Asian Shares Waver Following Lackluster Wall St. Session

BANGKOK (AP) —
A Chinese investor uses his cellphone as he monitors stock prices at a brokerage house in Beijing, Thursday. (AP Photo/Mark Schiefelbein)

Shares were mixed in Asia on Thursday, with the Shanghai Composite jumping 0.7 percent to 3,237.43 on reports of possible progress in China-U.S. trade talks.

The U.S. and China opened a ninth round of talks Wednesday, aiming to further narrow differences in an ongoing trade war that has deepened uncertainty for businesses and investors and cast a pall over the outlook for the global economy.

The talks followed meetings last week in Beijing.

Larry Kudlow, a top White House economic adviser, said “good headway” was made in those talks and expressed optimism that areas of disagreement could be narrowed further this week.

Markets have swayed for months as the contentious talks drag on. The latest reports say that both sides have resolved most of the key issues, with some pledges from China to end practices viewed by the U.S. as technology theft.

Elsewhere in Asia, Japan’s Nikkei 225 index gained 0.1 percent to 21,724.95 while Hong Kong’s Hang Seng fell 0.5 percent to 29,844.96. Australia’s S&P ASX 200 sank 0.8 percent to 6,232.80. The Kospi in South Korea edged 0.2 percent higher to 2,206.53.

India’s Sensex lost 0.2 percent to 38,814.73 and shares fell in Thailand and Singapore.

U.S. stocks recovered from a late-afternoon bout of selling on Wall Street to give the benchmark S&P 500 its fifth straight gain.

Technology stocks powered much of the last-minute rebound, led by chipmakers. Retailers, home builders and hotel operators were among the big gainers. Energy companies, consumer goods makers and industrial stocks took the heaviest losses.
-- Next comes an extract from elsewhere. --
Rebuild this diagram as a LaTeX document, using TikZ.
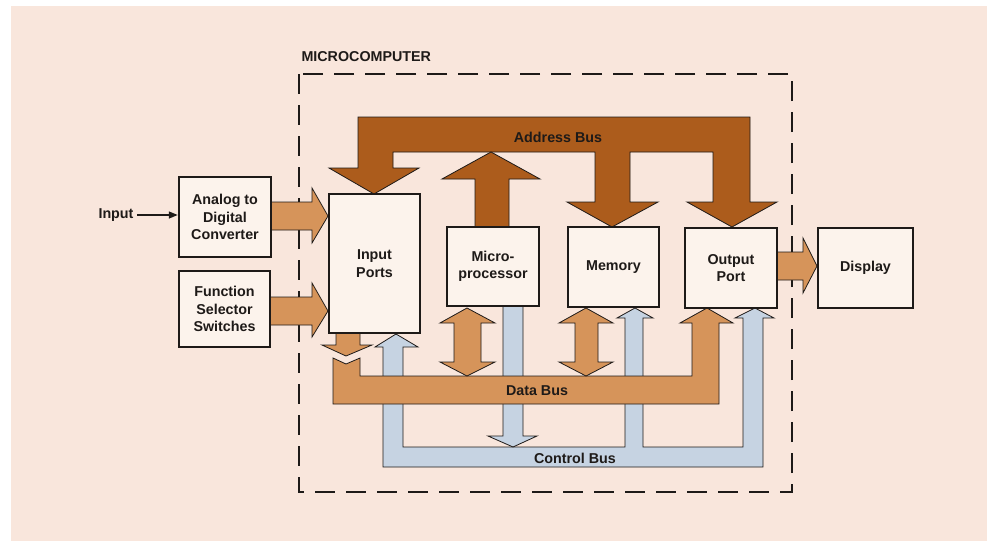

Investors are awaiting the release Friday of the government’s monthly tally of hiring by U.S. employers and a new round of corporate earnings reports set to begin coming out next week.

The overall forecast is for a weak round of results, with earnings by S&P 500 companies expected to contract by 4 percent, according to FactSet.

The S&P 500 index added 0.2 percent to 2,873.40 and is about 2 percent shy of its most recent all-time high reached on Sept. 20. The Dow Jones Industrial Average rose 0.1 percent to 26,218.13. The Nasdaq composite, which is heavily weighted with technology stocks, gained 0.6 percent to 7,895.55. The Russell 2000 index of smaller company stocks picked up 0.5 percent to 1,560.91.

The dollar slipped to 111.36 Japanese yen from 111.48 yen on Wednesday. The euro strengthened to $1.1242 from $1.1233.

Benchmark U.S. crude lost 10 cents to $62.36 per barrel in electronic trading on the New York Mercantile Exchange. It dropped 0.2 percent to settle at $62.46 a barrel on Wednesday. Brent crude, used to price international oils, gave up 1 cent to $69.30 per barrel.